WanDisco's share price fell more than 10 per cent in early trading as the software group revealed yet more losses this morning.
The Aim-listed firm's overall loss for the first half of the year narrowed from $18.5m (£12.1m) 12 months ago to $17.1m, but the pace of change appears to be slower than investors would have liked, with the results triggering a further drop in its share price this morning.
Revenue rose 13 per cent from $5m to $5.7m in the six months to June 30, while deferred revenue from booked sales was also up 16 per cent to $18m.
But the Yorkshire-based company suffered a slump in sales bookings at its application lifecycle management arm, which synchronises projects across different software platforms, from $7.1m to $3m.
Reasons for cheer came from the group's big data business, which continued to grow in the period.
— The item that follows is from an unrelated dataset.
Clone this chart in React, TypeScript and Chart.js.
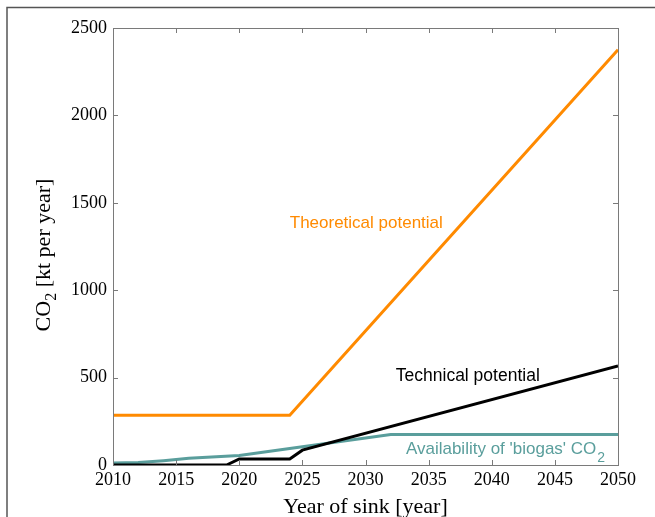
import React, { useEffect, useRef } from "react";
import { Chart, registerables } from "chart.js";

Chart.register(...registerables);

const theoreticalYears = [2010, 2024, 2050];
const theoreticalValues = [285, 285, 2375];

const technicalYears = [2010, 2019, 2020, 2024, 2025, 2050];
const technicalValues = [0, 0, 35, 35, 85, 566];

const biogasYears = [2010, 2012, 2014, 2016, 2020, 2025, 2028, 2032, 2050];
const biogasValues = [12, 15, 25, 38, 55, 105, 135, 175, 175];

const xTicks = [2010, 2015, 2020, 2025, 2030, 2035, 2040, 2045, 2050];
const yTicks = [0, 500, 1000, 1500, 2000, 2500];

const ORANGE = "#ff8a00";
const TEAL = "#5a9e9c";

const toPoints = (xs: number[], ys: number[]) => xs.map((x, i) => ({ x, y: ys[i] }));

const SERIF = "'Liberation Serif', 'Times New Roman', serif";
const SANS = "'Liberation Sans', Arial, sans-serif";

const decorPlugin = {
  id: "decor",
  afterDraw(chart: any) {
    const { ctx, chartArea: a, scales } = chart;
    const xs = scales.x;
    const ys = scales.y;
    ctx.save();
    ctx.strokeStyle = "#7a7a7a";
    ctx.lineWidth = 1;
    ctx.strokeRect(a.left + 0.5, a.top + 0.5, a.right - a.left, a.bottom - a.top);
    ctx.beginPath();
    xTicks.forEach((t) => {
      const px = Math.round(xs.getPixelForValue(t)) + 0.5;
      ctx.moveTo(px, a.bottom);
      ctx.lineTo(px, a.bottom - 5);
      ctx.moveTo(px, a.top);
      ctx.lineTo(px, a.top + 5);
    });
    yTicks.forEach((t) => {
      const py = Math.round(ys.getPixelForValue(t)) + 0.5;
      ctx.moveTo(a.left, py);
      ctx.lineTo(a.left + 5, py);
      ctx.moveTo(a.right, py);
      ctx.lineTo(a.right - 5, py);
    });
    ctx.stroke();

    ctx.textBaseline = "middle";
    ctx.textAlign = "left";
    ctx.font = `17px ${SANS}`;
    ctx.fillStyle = ORANGE;
    ctx.fillText("Theoretical potential", xs.getPixelForValue(2024.0), ys.getPixelForValue(1384));
    ctx.fillStyle = "#000";
    ctx.font = `17.5px ${SANS}`;
    ctx.fillText("Technical potential", xs.getPixelForValue(2032.4), ys.getPixelForValue(509));
    ctx.fillStyle = TEAL;
    const bx = xs.getPixelForValue(2033.2);
    const by = ys.getPixelForValue(91);
    const main = "Availability of 'biogas' CO";
    ctx.font = `17px ${SANS}`;
    ctx.fillText(main, bx, by);
    const w = ctx.measureText(main).width;
    ctx.font = `14px ${SANS}`;
    ctx.fillText("2", bx + w + 1, by + 9);

    ctx.fillStyle = "#000";
    ctx.font = `22px ${SERIF}`;
    ctx.textAlign = "center";
    ctx.textBaseline = "alphabetic";
    ctx.fillText("Year of sink [year]", (a.left + a.right) / 2, 513);

    ctx.translate(50, 255);
    ctx.rotate(-Math.PI / 2);
    ctx.textAlign = "left";
    const p1 = "CO";
    const p3 = " [kt per year]";
    ctx.font = `22px ${SERIF}`;
    const w1 = ctx.measureText(p1).width;
    const w3 = ctx.measureText(p3).width;
    ctx.font = `16px ${SERIF}`;
    const w2 = ctx.measureText("2").width;
    const total = w1 + w2 + w3;
    let cx = -total / 2;
    ctx.font = `22px ${SERIF}`;
    ctx.fillText(p1, cx, 0);
    cx += w1;
    ctx.font = `16px ${SERIF}`;
    ctx.fillText("2", cx, 6);
    cx += w2;
    ctx.font = `22px ${SERIF}`;
    ctx.fillText(p3, cx, 0);
    ctx.restore();

    ctx.save();
    ctx.strokeStyle = "#555";
    ctx.lineWidth = 1.5;
    ctx.beginPath();
    ctx.moveTo(7, 655);
    ctx.lineTo(7, 7.5);
    ctx.lineTo(655, 7.5);
    ctx.stroke();
    ctx.restore();
  },
};

export default function App() {
  const ref = useRef<HTMLCanvasElement | null>(null);
  useEffect(() => {
    if (!ref.current) return;
    const tickFont = { family: SERIF, size: 18 };
    const chart = new Chart(ref.current, {
      type: "line",
      data: {
        datasets: [
          {
            label: "Theoretical potential",
            data: toPoints(theoreticalYears, theoreticalValues),
            borderColor: ORANGE,
            borderWidth: 3,
            pointRadius: 0,
            tension: 0,
          },
          {
            label: "Technical potential",
            data: toPoints(technicalYears, technicalValues),
            borderColor: "#000",
            borderWidth: 3,
            pointRadius: 0,
            tension: 0,
          },
          {
            label: "Availability of 'biogas' CO2",
            data: toPoints(biogasYears, biogasValues),
            borderColor: TEAL,
            borderWidth: 3,
            pointRadius: 0,
            tension: 0,
          },
        ],
      },
      options: {
        animation: false,
        responsive: false,
        maintainAspectRatio: false,
        layout: { padding: { left: 0, top: 28, right: 37, bottom: 0 } },
        plugins: { legend: { display: false }, tooltip: { enabled: false } },
        scales: {
          x: {
            type: "linear",
            min: 2010,
            max: 2050,
            grid: { display: false, drawTicks: false, tickLength: 0 },
            border: { display: false },
            afterFit: (s: any) => {
              s.height = 52;
            },
            afterBuildTicks: (s: any) => {
              s.ticks = xTicks.map((v) => ({ value: v }));
            },
            ticks: {
              color: "#000",
              font: tickFont,
              padding: 4,
              maxRotation: 0,
              autoSkip: false,
              callback: (v: any) => String(v),
            },
          },
          y: {
            min: 0,
            max: 2500,
            grid: { display: false, drawTicks: false, tickLength: 0 },
            border: { display: false },
            afterFit: (s: any) => {
              s.width = 113;
            },
            afterBuildTicks: (s: any) => {
              s.ticks = yTicks.map((v) => ({ value: v }));
            },
            ticks: {
              color: "#000",
              font: tickFont,
              padding: 6,
              callback: (v: any) => String(v),
            },
          },
        },
      },
      plugins: [decorPlugin],
    });
    return () => chart.destroy();
  }, []);
  return (
    <div style={{ position: "fixed", left: 0, top: 0, width: 655, height: 517, background: "#fff" }}>
      <canvas ref={ref} width={655} height={517} style={{ width: 655, height: 517 }} />
    </div>
  );
}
Revenue rose by $700,000 to $800,000 as sales bookings jumped from $300,000 to $1.4m.
Why it's interesting
Shares in WanDisco have fallen by almost 90 per cent since hitting a peak in November 2013, giving it a current market value of just £46.8m.
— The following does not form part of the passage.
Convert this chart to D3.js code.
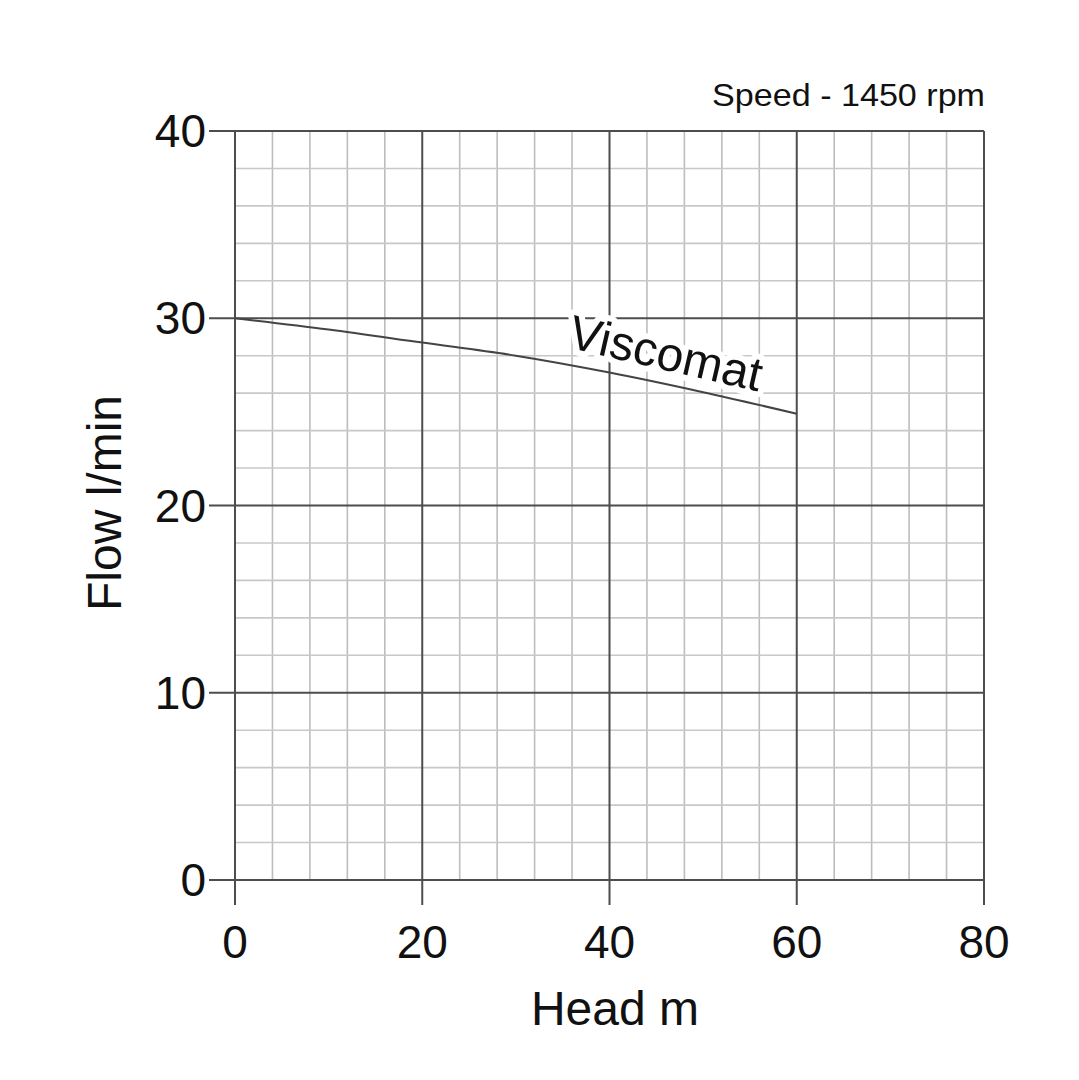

The company's stock has struggled under the weight of its own ambitious expansion plans - particularly in the big data marketplace.
However Fusion, the firm's latest product, was granted two new US patents, which has helped it secure eight new customers in the second quarter alone from the Americas, Asia-Pacific as well as the Middle East and Europe.
What WanDisco said
Our penetration of the big data market has taken a big step forward in the first half of this year. We added eight new customers in the second quarter alone and the first three big data customers went into live production with our new WanDisco Fusion product.With a compelling new big data product, increasing engagement of high-quality partners and a well-established ALM product, we expect to build momentum through the rest of this year.
WanDisco continues to grow, but may be trimming losses slower than investors would like.